**Short task:** Reproduce the listing below exactly. Pictures do not belong in the copy.

**Data segment:**
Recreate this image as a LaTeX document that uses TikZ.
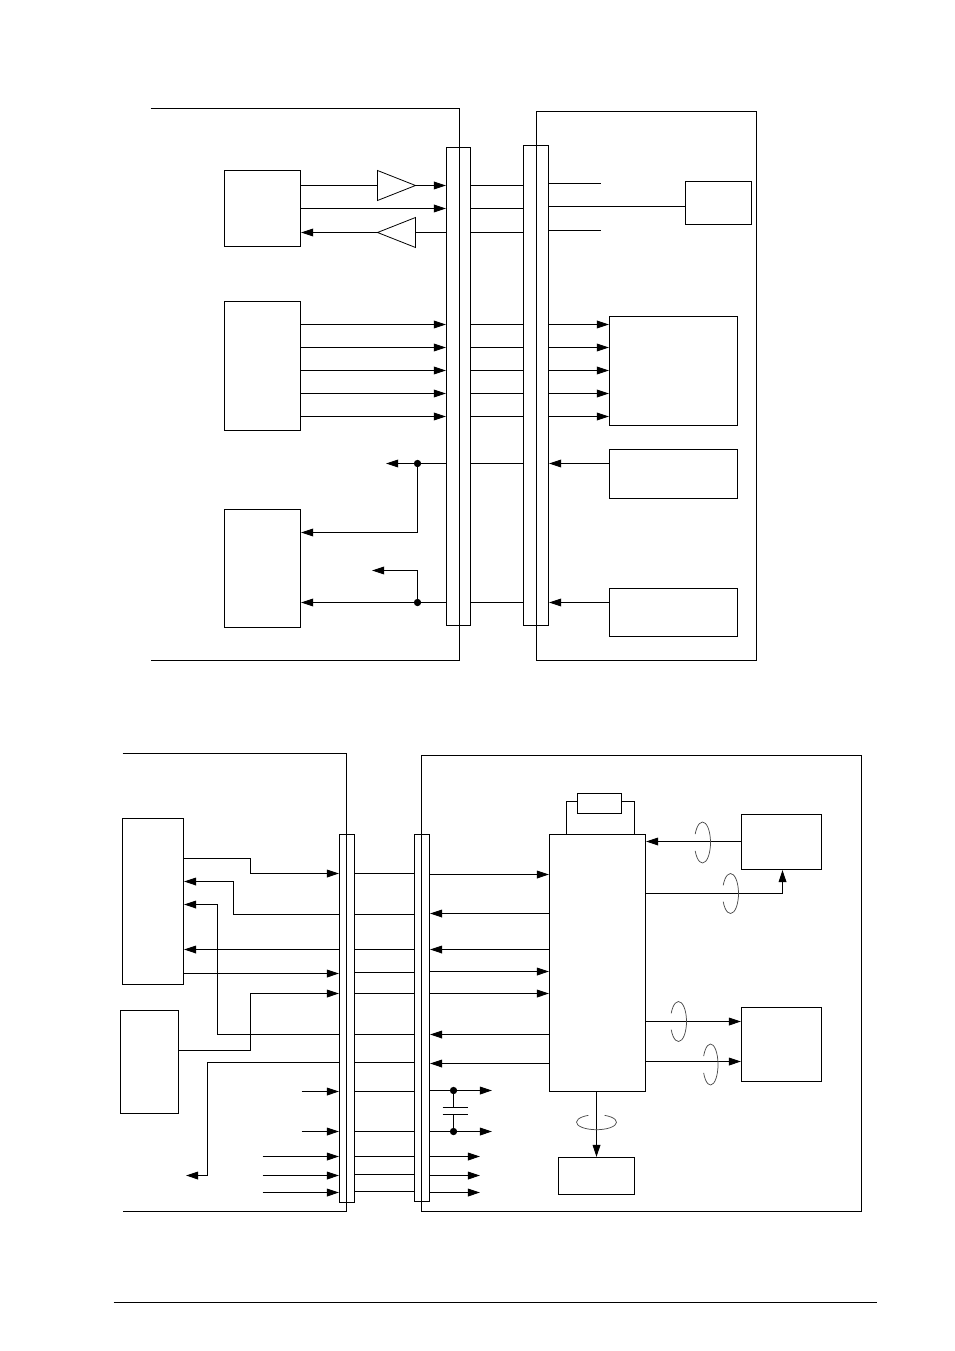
\documentclass[tikz,border=0pt]{standalone}
\usetikzlibrary{arrows.meta,fit,shapes.geometric}
\tikzset{
  pbox/.style={draw,line width=0.75pt,inner sep=0pt,outer sep=0pt,rectangle},
  conn/.style={draw,line width=0.75pt},
  arr/.style={conn,-{Triangle[length=9pt,width=5.8pt]},shorten >=0.4pt},
  jdot/.style={circle,fill=black,inner sep=0pt,outer sep=0pt,minimum size=5.5pt},
  amp/.style={draw,line width=0.6pt,isosceles triangle,isosceles triangle stretches,inner sep=0pt,outer sep=0pt,minimum width=22.5pt,minimum height=28.5pt},
  twist/.style={draw=black!70,line width=0.55pt},
}
\newcommand{\hlink}[4][conn]{\draw[#1] (#2 |- 0,#4) -- (#3 |- 0,#4);}
\newcommand{\vtwist}[4]{\draw[twist] (#1,#2) ++(156:#3 and #4) arc[start angle=156,end angle=-156,x radius=#3,y radius=#4];}
\begin{document}
\begin{tikzpicture}[x=0.75pt,y=-0.75pt]
\useasboundingbox (-0.5,-0.5) rectangle (953.5,1350.5);
\fill[white] (-0.5,-0.5) rectangle (953.5,1350.5);

% ---------- upper diagram ----------
\draw[conn] (150,108) -- (459,108) -- (459,660) -- (150,660);
\node[pbox,fit={(536,111)(756,660)}] (RE) {};
\node[pbox,fit={(446,147)(470,625)}] (B1) {};
\node[pbox,fit={(523,145)(548,625)}] (B2) {};
\node[pbox,fit={(224,170)(300,246)}] (A) {};
\node[pbox,fit={(224,301)(300,430)}] (L2) {};
\node[pbox,fit={(224,509)(300,627)}] (L3) {};
\node[pbox,fit={(685,181)(751,224)}] (R1) {};
\node[pbox,fit={(609,316)(737,425)}] (R2) {};
\node[pbox,fit={(609,449)(737,498)}] (R3) {};
\node[pbox,fit={(609,588)(737,636)}] (R4) {};
\node[amp,anchor=apex] (T1) at (415,185) {};
\node[amp,anchor=apex,shape border rotate=180] (T2) at (377,232) {};
\coordinate (e1) at (600,183);
\coordinate (e2) at (600,230);

\hlink{A.east}{T1.lower side}{185}
\hlink[arr]{T1.apex}{B1.west}{185}
\hlink[arr]{A.east}{B1.west}{208}
\hlink{B1.west}{T2.lower side}{232}
\hlink[arr]{T2.apex}{A.east}{232}
\foreach \y in {185,208,232} {\hlink{B1.east}{B2.west}{\y}}
\hlink{B2.east}{e1}{183}
\hlink{B2.east}{R1.west}{206}
\hlink{B2.east}{e2}{230}
\foreach \y in {324,347,370,393,416} {
  \hlink[arr]{L2.east}{B1.west}{\y}
  \hlink{B1.east}{B2.west}{\y}
  \hlink[arr]{B2.east}{R2.west}{\y}
}
\node[jdot] (d1) at (417,463) {};
\node[jdot] (d2) at (417,602) {};
\coordinate (f1) at (385,463);
\coordinate (f2) at (371,570);
\draw[conn] (B1.west |- d1) -- (d1);
\draw[arr] (d1) -- (f1);
\draw[arr] (d1) -- (d1 |- 0,532) -- (L3.east |- 0,532);
\draw[arr] (B1.west |- d2) -- (L3.east |- d2);
\draw[arr] (d2) -- (d2 |- f2) -- (f2);
\hlink{B1.east}{B2.west}{463}
\hlink{B1.east}{B2.west}{602}
\hlink[arr]{R3.west}{B2.east}{463}
\hlink[arr]{R4.west}{B2.east}{602}

% ---------- lower diagram ----------
\draw[conn] (122,753) -- (346,753) -- (346,1211) -- (122,1211);
\node[pbox,fit={(421,755)(861,1211)}] (RF) {};
\node[pbox,fit={(339,834)(354,1202)}] (C1) {};
\node[pbox,fit={(414,834)(429,1201)}] (C2) {};
\node[pbox,fit={(122,818)(183,984)}] (P) {};
\node[pbox,fit={(120,1010)(178,1113)}] (Q) {};
\node[pbox,fit={(549,834)(645,1091)}] (M) {};
\node[pbox,fit={(577,793)(621,813)}] (X) {};
\node[pbox,fit={(741,814)(821,869)}] (U) {};
\node[pbox,fit={(741,1007)(821,1081)}] (V) {};
\node[pbox,fit={(558,1157)(634,1194)}] (W) {};

\draw[conn] (M.north -| 566,0) -- (566,801) -- (X.west |- 0,801);
\draw[conn] (X.east |- 0,801) -- (634,801) -- (M.north -| 634,0);

% left side
\draw[arr] (P.east |- 0,858) -- (250,858) -- (250,873) -- (C1.west |- 0,873);
\draw[arr] (C1.west |- 0,914) -- (233,914) -- (233,881) -- (P.east |- 0,881);
\hlink[arr]{C1.west}{P.east}{949}
\hlink[arr]{P.east}{C1.west}{973}
\draw[arr] (Q.east |- 0,1050) -- (250,1050) -- (250,993) -- (C1.west |- 0,993);
\draw[arr] (C1.west |- 0,1034) -- (217,1034) -- (217,904) -- (P.east |- 0,904);
\coordinate (g0) at (185,1175);
\draw[arr] (C1.west |- 0,1062) -- (207,1062) -- (207,1175) -- (g0);
\coordinate (g1) at (301,1091);
\coordinate (g2) at (262,1156);
\hlink[arr]{g1}{C1.west}{1091}
\hlink[arr]{g1}{C1.west}{1131}
\hlink[arr]{g2}{C1.west}{1156}
\hlink[arr]{g2}{C1.west}{1175}
\hlink[arr]{g2}{C1.west}{1192}

\foreach \y in {873,914,949,972,993,1034,1062,1091,1131,1156,1174,1191} {\hlink{C1.east}{C2.west}{\y}}

\hlink[arr]{C2.east}{M.west}{874}
\hlink[arr]{M.west}{C2.east}{913}
\hlink[arr]{M.west}{C2.east}{949}
\hlink[arr]{C2.east}{M.west}{971}
\hlink[arr]{C2.east}{M.west}{993}
\hlink[arr]{M.west}{C2.east}{1034}
\hlink[arr]{M.west}{C2.east}{1063}

\node[jdot] (d3) at (453,1090) {};
\node[jdot] (d4) at (453,1131) {};
\coordinate (h1) at (492,1090);
\coordinate (h2) at (492,1131);
\draw[conn] (C2.east |- d3) -- (d3);
\draw[conn] (C2.east |- d4) -- (d4);
\draw[arr] (d3) -- (h1);
\draw[arr] (d4) -- (h2);
\coordinate (p1) at (453,1107);
\coordinate (p2) at (453,1114);
\draw[conn] (d3) -- (p1);
\draw[conn] (p2) -- (d4);
\draw[conn] (442,1107) -- (467,1107);
\draw[conn] (442,1114) -- (467,1114);
\coordinate (h3) at (480,1156);
\hlink[arr]{C2.east}{h3}{1156}
\hlink[arr]{C2.east}{h3}{1175}
\hlink[arr]{C2.east}{h3}{1192}

\hlink[arr]{U.west}{M.east}{841}
\draw[arr] (M.east |- 0,893) -- (782,893) -- (U.south -| 782,0);
\hlink[arr]{M.east}{V.west}{1021}
\hlink[arr]{M.east}{V.west}{1061}
\draw[arr] (M.south -| 596,0) -- (W.north -| 596,0);

% twist marks
\vtwist{702}{842}{8}{20.5}
\vtwist{730}{893}{8}{20}
\vtwist{678}{1021}{8}{20}
\vtwist{710}{1064}{7.5}{20.5}
\draw[twist] (596,1121.7) ++(-66:20 and 7.5) arc[start angle=-66,end angle=246,x radius=20,y radius=7.5];

% page rule
\draw[conn] (113,1302) -- (876,1302);
\end{tikzpicture}
\end{document}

**Expected output:**
Recreate this image as a LaTeX document that uses TikZ.
\documentclass[tikz,border=0pt]{standalone}
\usetikzlibrary{arrows.meta,fit,shapes.geometric}
\tikzset{
  pbox/.style={draw,line width=0.75pt,inner sep=0pt,outer sep=0pt,rectangle},
  conn/.style={draw,line width=0.75pt},
  arr/.style={conn,-{Triangle[length=9pt,width=5.8pt]},shorten >=0.4pt},
  jdot/.style={circle,fill=black,inner sep=0pt,outer sep=0pt,minimum size=5.5pt},
  amp/.style={draw,line width=0.6pt,isosceles triangle,isosceles triangle stretches,inner sep=0pt,outer sep=0pt,minimum width=22.5pt,minimum height=28.5pt},
  twist/.style={draw=black!70,line width=0.55pt},
}
\newcommand{\hlink}[4][conn]{\draw[#1] (#2 |- 0,#4) -- (#3 |- 0,#4);}
\newcommand{\vtwist}[4]{\draw[twist] (#1,#2) ++(156:#3 and #4) arc[start angle=156,end angle=-156,x radius=#3,y radius=#4];}
\begin{document}
\begin{tikzpicture}[x=0.75pt,y=-0.75pt]
\useasboundingbox (-0.5,-0.5) rectangle (953.5,1350.5);
\fill[white] (-0.5,-0.5) rectangle (953.5,1350.5);

% ---------- upper diagram ----------
\draw[conn] (150,108) -- (459,108) -- (459,660) -- (150,660);
\node[pbox,fit={(536,111)(756,660)}] (RE) {};
\node[pbox,fit={(446,147)(470,625)}] (B1) {};
\node[pbox,fit={(523,145)(548,625)}] (B2) {};
\node[pbox,fit={(224,170)(300,246)}] (A) {};
\node[pbox,fit={(224,301)(300,430)}] (L2) {};
\node[pbox,fit={(224,509)(300,627)}] (L3) {};
\node[pbox,fit={(685,181)(751,224)}] (R1) {};
\node[pbox,fit={(609,316)(737,425)}] (R2) {};
\node[pbox,fit={(609,449)(737,498)}] (R3) {};
\node[pbox,fit={(609,588)(737,636)}] (R4) {};
\node[amp,anchor=apex] (T1) at (415,185) {};
\node[amp,anchor=apex,shape border rotate=180] (T2) at (377,232) {};
\coordinate (e1) at (600,183);
\coordinate (e2) at (600,230);

\hlink{A.east}{T1.lower side}{185}
\hlink[arr]{T1.apex}{B1.west}{185}
\hlink[arr]{A.east}{B1.west}{208}
\hlink{B1.west}{T2.lower side}{232}
\hlink[arr]{T2.apex}{A.east}{232}
\foreach \y in {185,208,232} {\hlink{B1.east}{B2.west}{\y}}
\hlink{B2.east}{e1}{183}
\hlink{B2.east}{R1.west}{206}
\hlink{B2.east}{e2}{230}
\foreach \y in {324,347,370,393,416} {
  \hlink[arr]{L2.east}{B1.west}{\y}
  \hlink{B1.east}{B2.west}{\y}
  \hlink[arr]{B2.east}{R2.west}{\y}
}
\node[jdot] (d1) at (417,463) {};
\node[jdot] (d2) at (417,602) {};
\coordinate (f1) at (385,463);
\coordinate (f2) at (371,570);
\draw[conn] (B1.west |- d1) -- (d1);
\draw[arr] (d1) -- (f1);
\draw[arr] (d1) -- (d1 |- 0,532) -- (L3.east |- 0,532);
\draw[arr] (B1.west |- d2) -- (L3.east |- d2);
\draw[arr] (d2) -- (d2 |- f2) -- (f2);
\hlink{B1.east}{B2.west}{463}
\hlink{B1.east}{B2.west}{602}
\hlink[arr]{R3.west}{B2.east}{463}
\hlink[arr]{R4.west}{B2.east}{602}

% ---------- lower diagram ----------
\draw[conn] (122,753) -- (346,753) -- (346,1211) -- (122,1211);
\node[pbox,fit={(421,755)(861,1211)}] (RF) {};
\node[pbox,fit={(339,834)(354,1202)}] (C1) {};
\node[pbox,fit={(414,834)(429,1201)}] (C2) {};
\node[pbox,fit={(122,818)(183,984)}] (P) {};
\node[pbox,fit={(120,1010)(178,1113)}] (Q) {};
\node[pbox,fit={(549,834)(645,1091)}] (M) {};
\node[pbox,fit={(577,793)(621,813)}] (X) {};
\node[pbox,fit={(741,814)(821,869)}] (U) {};
\node[pbox,fit={(741,1007)(821,1081)}] (V) {};
\node[pbox,fit={(558,1157)(634,1194)}] (W) {};

\draw[conn] (M.north -| 566,0) -- (566,801) -- (X.west |- 0,801);
\draw[conn] (X.east |- 0,801) -- (634,801) -- (M.north -| 634,0);

% left side
\draw[arr] (P.east |- 0,858) -- (250,858) -- (250,873) -- (C1.west |- 0,873);
\draw[arr] (C1.west |- 0,914) -- (233,914) -- (233,881) -- (P.east |- 0,881);
\hlink[arr]{C1.west}{P.east}{949}
\hlink[arr]{P.east}{C1.west}{973}
\draw[arr] (Q.east |- 0,1050) -- (250,1050) -- (250,993) -- (C1.west |- 0,993);
\draw[arr] (C1.west |- 0,1034) -- (217,1034) -- (217,904) -- (P.east |- 0,904);
\coordinate (g0) at (185,1175);
\draw[arr] (C1.west |- 0,1062) -- (207,1062) -- (207,1175) -- (g0);
\coordinate (g1) at (301,1091);
\coordinate (g2) at (262,1156);
\hlink[arr]{g1}{C1.west}{1091}
\hlink[arr]{g1}{C1.west}{1131}
\hlink[arr]{g2}{C1.west}{1156}
\hlink[arr]{g2}{C1.west}{1175}
\hlink[arr]{g2}{C1.west}{1192}

\foreach \y in {873,914,949,972,993,1034,1062,1091,1131,1156,1174,1191} {\hlink{C1.east}{C2.west}{\y}}

\hlink[arr]{C2.east}{M.west}{874}
\hlink[arr]{M.west}{C2.east}{913}
\hlink[arr]{M.west}{C2.east}{949}
\hlink[arr]{C2.east}{M.west}{971}
\hlink[arr]{C2.east}{M.west}{993}
\hlink[arr]{M.west}{C2.east}{1034}
\hlink[arr]{M.west}{C2.east}{1063}

\node[jdot] (d3) at (453,1090) {};
\node[jdot] (d4) at (453,1131) {};
\coordinate (h1) at (492,1090);
\coordinate (h2) at (492,1131);
\draw[conn] (C2.east |- d3) -- (d3);
\draw[conn] (C2.east |- d4) -- (d4);
\draw[arr] (d3) -- (h1);
\draw[arr] (d4) -- (h2);
\coordinate (p1) at (453,1107);
\coordinate (p2) at (453,1114);
\draw[conn] (d3) -- (p1);
\draw[conn] (p2) -- (d4);
\draw[conn] (442,1107) -- (467,1107);
\draw[conn] (442,1114) -- (467,1114);
\coordinate (h3) at (480,1156);
\hlink[arr]{C2.east}{h3}{1156}
\hlink[arr]{C2.east}{h3}{1175}
\hlink[arr]{C2.east}{h3}{1192}

\hlink[arr]{U.west}{M.east}{841}
\draw[arr] (M.east |- 0,893) -- (782,893) -- (U.south -| 782,0);
\hlink[arr]{M.east}{V.west}{1021}
\hlink[arr]{M.east}{V.west}{1061}
\draw[arr] (M.south -| 596,0) -- (W.north -| 596,0);

% twist marks
\vtwist{702}{842}{8}{20.5}
\vtwist{730}{893}{8}{20}
\vtwist{678}{1021}{8}{20}
\vtwist{710}{1064}{7.5}{20.5}
\draw[twist] (596,1121.7) ++(-66:20 and 7.5) arc[start angle=-66,end angle=246,x radius=20,y radius=7.5];

% page rule
\draw[conn] (113,1302) -- (876,1302);
\end{tikzpicture}
\end{document}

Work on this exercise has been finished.